Le titre français de ce film turc peut donner l’impression d’un moment-clé, d’une découverte bouleversante, ou même d’une épiphanie. Pourtant, c’est un peu le contraire. Et s’il ya bien une révélation pour Ela, elle restera floue et n’aura pas de conséquence manifeste dans la vie de ce couple de quinquagénaires branchés. Leur relation continue à se déliter souterrainement, sans éclats, sans bruit, sans fureur mais avec un assourdissant silence qui en dit long sur l’abyssale plaie qui les sépare. Ce drame sur la crise classique d’un couple d’âge mûr est exacerbé par son arrière-plan sociétal et décoratif. On est saisi par le jusqu’auboutisme des décors où évolue ce couple classieux.

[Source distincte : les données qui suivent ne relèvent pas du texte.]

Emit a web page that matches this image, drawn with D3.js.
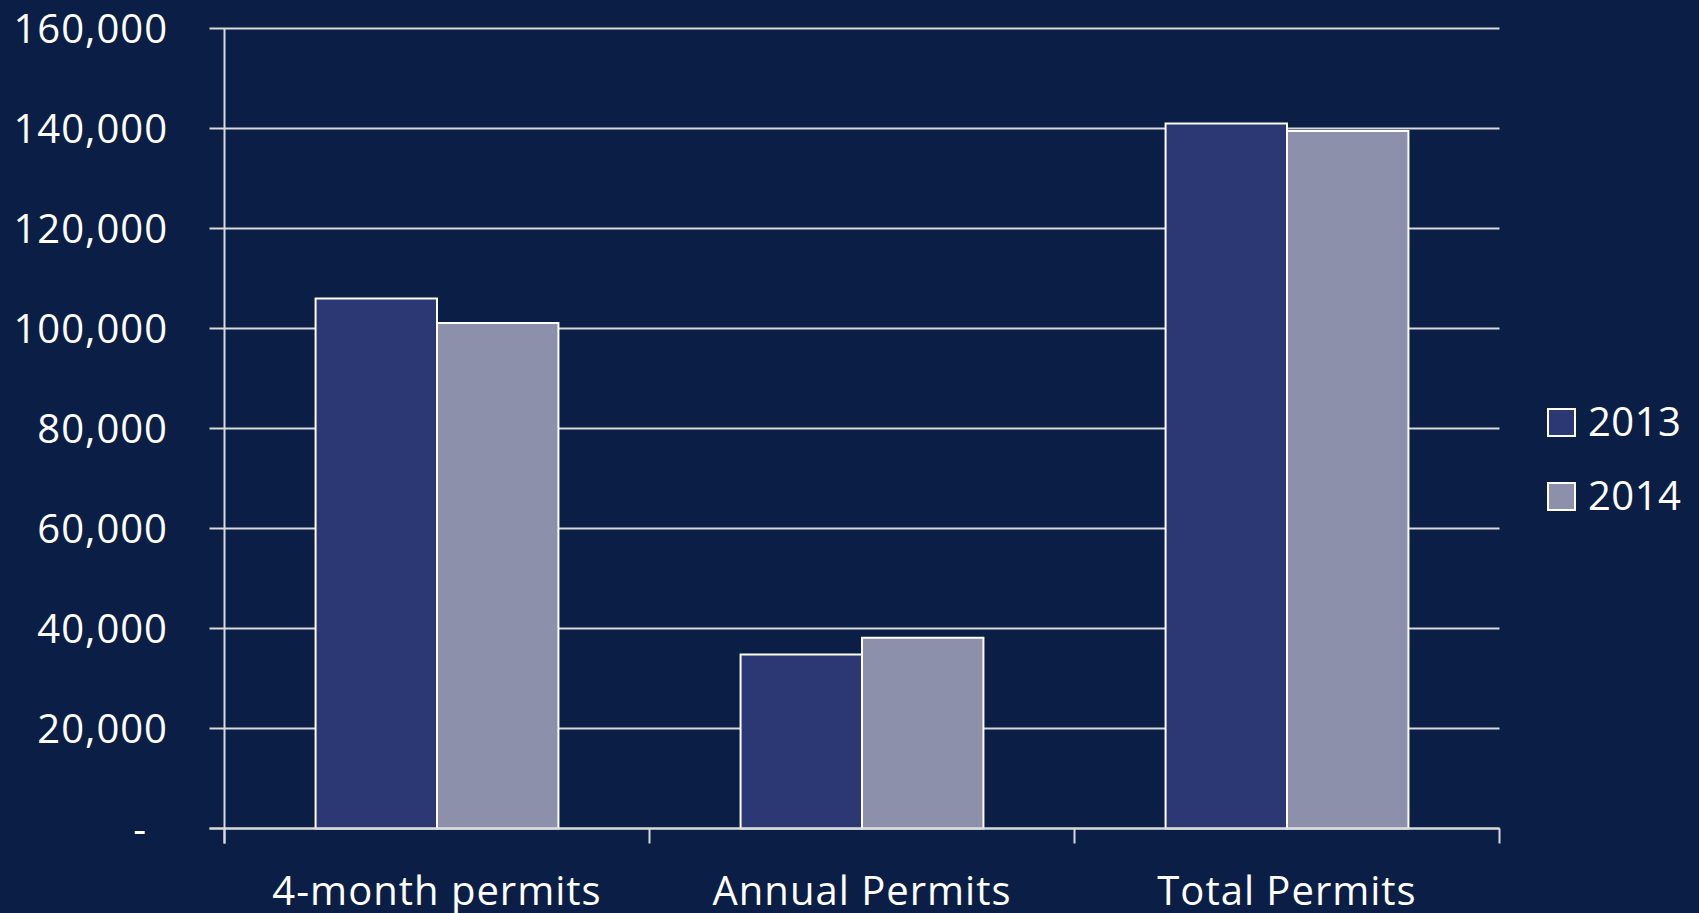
<!DOCTYPE html>
<html>
<head>
<meta charset="utf-8">
<script src="https://cdn.jsdelivr.net/npm/d3@7"></script>
<style>
  html, body { margin: 0; padding: 0; background: #0b1f46; }
  svg { display: block; }
  text { font-family: "Open Sans", sans-serif; fill: #ffffff; }
</style>
</head>
<body>
<script>
// chart data
var categories = ['4-month permits', 'Annual Permits', 'Total Permits'];
var years = ['2013', '2014'];
var values2013 = [106000, 34800, 141000];
var values2014 = [101100, 38150, 139500];
var yTicks = [0, 20000, 40000, 60000, 80000, 100000, 120000, 140000, 160000];

var width = 1699, height = 913;
// note: "top" is taken by window.top, so use plot* names
var plotLeft = 224.5, plotRight = 1499.5, plotTop = 28.5, plotBottom = 828.5;
var colors = { '2013': '#2b3873', '2014': '#8c90ab' };

var svg = d3.select('body').append('svg').attr('width', width).attr('height', height);

var x = d3.scaleBand().domain(categories).range([plotLeft, plotRight]).paddingInner(0).paddingOuter(0);
var xInner = d3.scaleBand().domain(years).range([0, x.bandwidth()]).paddingOuter(0.75).paddingInner(0);
var y = d3.scaleLinear().domain([0, 160000]).range([plotBottom, plotTop]);

// gridlines + left ticks
svg.append('g').selectAll('line')
   .data(yTicks)
   .enter()
   .append('line')
   .attr('x1', plotLeft - 15)
   .attr('x2', plotRight)
   .attr('y1', function (d) { return y(d); })
   .attr('y2', function (d) { return y(d); })
   .attr('stroke', '#d9d9d9')
   .attr('stroke-width', 2);

// y axis line
svg.append('line')
   .attr('x1', plotLeft).attr('x2', plotLeft)
   .attr('y1', plotTop).attr('y2', plotBottom + 15)
   .attr('stroke', '#d9d9d9')
   .attr('stroke-width', 2);

// y labels
svg.append('g').selectAll('text')
   .data(yTicks)
   .enter()
   .append('text')
   .attr('x', function (d) { return d === 0 ? 147 : 168; })
   .attr('y', function (d) { return y(d) + 14.5; })
   .attr('text-anchor', 'end')
   .style('font-size', '40px')
   .style('letter-spacing', '1px')
   .text(function (d) { return d === 0 ? '-' : d3.format(',')(d); });

// bars
var rows = categories.map(function (c, i) {
  return { cat: c, vals: [{ year: '2013', v: values2013[i] }, { year: '2014', v: values2014[i] }] };
});

var groups = svg.append('g').selectAll('g')
   .data(rows)
   .enter()
   .append('g')
   .attr('transform', function (d) { return 'translate(' + x(d.cat) + ',0)'; });

groups.selectAll('rect')
   .data(function (d) { return d.vals; })
   .enter()
   .append('rect')
   .attr('x', function (d) { return xInner(d.year); })
   .attr('width', xInner.bandwidth())
   .attr('y', function (d) { return y(d.v); })
   .attr('height', function (d) { return plotBottom - y(d.v); })
   .attr('fill', function (d) { return colors[d.year]; })
   .attr('stroke', '#ffffff')
   .attr('stroke-width', 2);

// x axis line and ticks
svg.append('line')
   .attr('x1', plotLeft - 15).attr('x2', plotRight)
   .attr('y1', plotBottom).attr('y2', plotBottom)
   .attr('stroke', '#d9d9d9')
   .attr('stroke-width', 2);

var boundaries = categories.map(function (c) { return x(c); }).concat([plotRight]);
svg.append('g').selectAll('line')
   .data(boundaries)
   .enter()
   .append('line')
   .attr('x1', function (d) { return d; })
   .attr('x2', function (d) { return d; })
   .attr('y1', plotBottom)
   .attr('y2', plotBottom + 15)
   .attr('stroke', '#d9d9d9')
   .attr('stroke-width', 2);

// x labels
svg.append('g').selectAll('text')
   .data(categories)
   .enter()
   .append('text')
   .attr('x', function (d) { return x(d) + x.bandwidth() / 2; })
   .attr('y', 905)
   .attr('text-anchor', 'middle')
   .style('font-size', '40px')
   .style('letter-spacing', '1px')
   .text(function (d) { return d; });

// legend
var legend = svg.append('g').selectAll('g')
   .data(years)
   .enter()
   .append('g')
   .attr('transform', function (d, i) { return 'translate(1548,' + (409 + i * 74) + ')'; });

legend.append('rect')
   .attr('width', 27).attr('height', 27)
   .attr('fill', function (d) { return colors[d]; })
   .attr('stroke', '#ffffff')
   .attr('stroke-width', 2);

legend.append('text')
   .attr('x', 40)
   .attr('y', 27)
   .style('font-size', '40px')
   .style('letter-spacing', '0.5px')
   .text(function (d) { return d; });
</script>
</body>
</html>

Appartement clinique tout droit tiré d’une revue de décoration d’intérieur, bureaux immaculés, restaurants aux grandes verrières, murs nus aux arêtes vives, mobilier à l’unisson, d’une perfection presque aliénante.
Dans cet univers aseptisé, pas de trace non plus de la réalité musulmane du pays, aucune allusion religieuse. Ce phagocytage du récit par la modernité – corollaire de la froideur du couple – est parfaitement rendu par l’appartement futuriste, sur plusieurs étages, qui permet aux protagonistes d’être présents sans se voir. Ils circulent par un escalier hélicoïdal qui, vu en plongée, ressemble à un œil, et dont les marches métalliques résonnent constamment et produisent un son presque comique qui semble d’autant plus expressif que les mots ont depuis longtemps fui l’habitat.
La satire d’un certain élitisme mondain (galeries d’art, studios photo, immeubles et restaurants d’avant-garde), reste sous-jacente, à l’instar de l’écheveau de non-dits qui enserrent le couple dans un piège silencieux. Il faudra un tremblement de terre pour qu’un semblant de dialogue s’instaure, et que la situation, aussi incertaine (et inexpliquée) pour le spectateur que pour les protagonistes, progresse un peu. Cela sans oublier quelques scènes somatiques bienvenues où les corps en disent bien plus long que le dialogue policé.
La singularité de ce mélo aux allures de roman-photo chic réside dans son incertitude, dans sa rétention de l’information, qui constitue en soi une forme de suspense. Une sorte de polar de l’intimité où les plaques tectoniques des fondements de lien amoureux secouent toutes les certitudes. Bien sûr, l’écho d’un autre réalisateur turc, Nuri Bilge Ceylan, est omniprésent : même ambiance de neige, mêmes silences des êtres, même sens aigu du cadrage… mais c’est une femme aux manettes et quoiqu’on en dise, c’est là toute la différence.